Self-billing is the procedure through which the purchaser of goods or services issues the invoice in the name and on behalf of the supplier. This regime is useful in situations where the supplier does not have its own invoicing system or when the buyer centralises the administrative process.
However, this practice is only valid if it complies with very specific legal requirements, namely the existence of a written agreement between the parties.
The obligation of a written agreement is expressly set out in Article 36(11) of the VAT Code (CIVA):
– “When the invoice is issued by the purchaser of the goods or services in the name and on behalf of the supplier, there must be a prior written agreement between the parties, defining the transactions to which this procedure applies and establishing the obligation for the supplier to accept the invoices issued in its name.” (CIVA – Article 36(11))

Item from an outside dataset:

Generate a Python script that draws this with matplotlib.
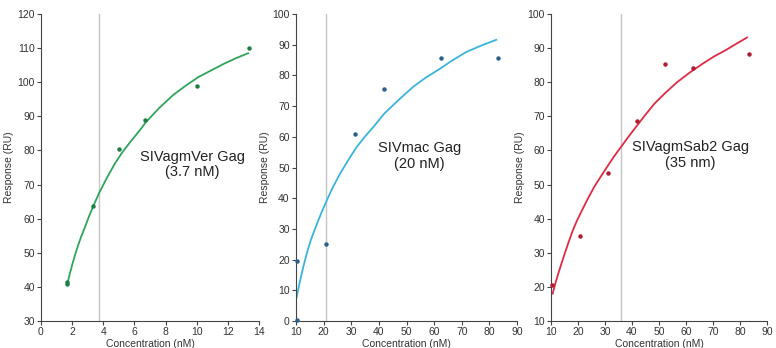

Additionally, Ordinance No. 363/2010 of 23 June, which regulates the technical requirements for electronic invoicing and self-billing, reinforces the same requirement:
– “When the purchaser of the goods or services issues invoices in the name and on behalf of the supplier, there must be a prior written agreement between both parties, identifying the parties and the conditions under which the procedure is adopted.” (Ordinance No. 363/2010, Article 4)
Requirements of the self-billing agreement
According to the Portuguese Tax and Customs Authority (AT), the self-billing agreement must include, at a minimum:
- Full identification of the purchaser and the supplier (name, tax number, address).
- Explicit statement that invoices will be issued by the purchaser in the name and on behalf of the supplier.
- Description of the transactions covered (types of goods or services).
- Explicit acceptance of the invoices by the supplier.
- Term of validity and conditions for termination of the agreement.
- Signatures of both parties.
According to Circular Letter No. 30136/2012 from the VAT Directorate (DSIVA), the agreement must also be communicated to the Tax Authority via the e-fatura portal and kept on file for 10 years.
Consequences of non-compliance
The absence of a valid written agreement may result in invoices issued by the purchaser not being recognised for tax purposes, which may lead to:
– Denial of the right to deduct the VAT stated therein;
– Classification as irregular invoicing, subject to fines under the General Regime of Tax Infractions (RGIT).
Self-billing is a legitimate and efficient tool, but it only produces valid tax effects if supported by a prior written agreement duly communicated to the Tax Authority.
Companies and professionals must ensure that this document meets all legal requirements, guaranteeing transparency and tax validity in their operations.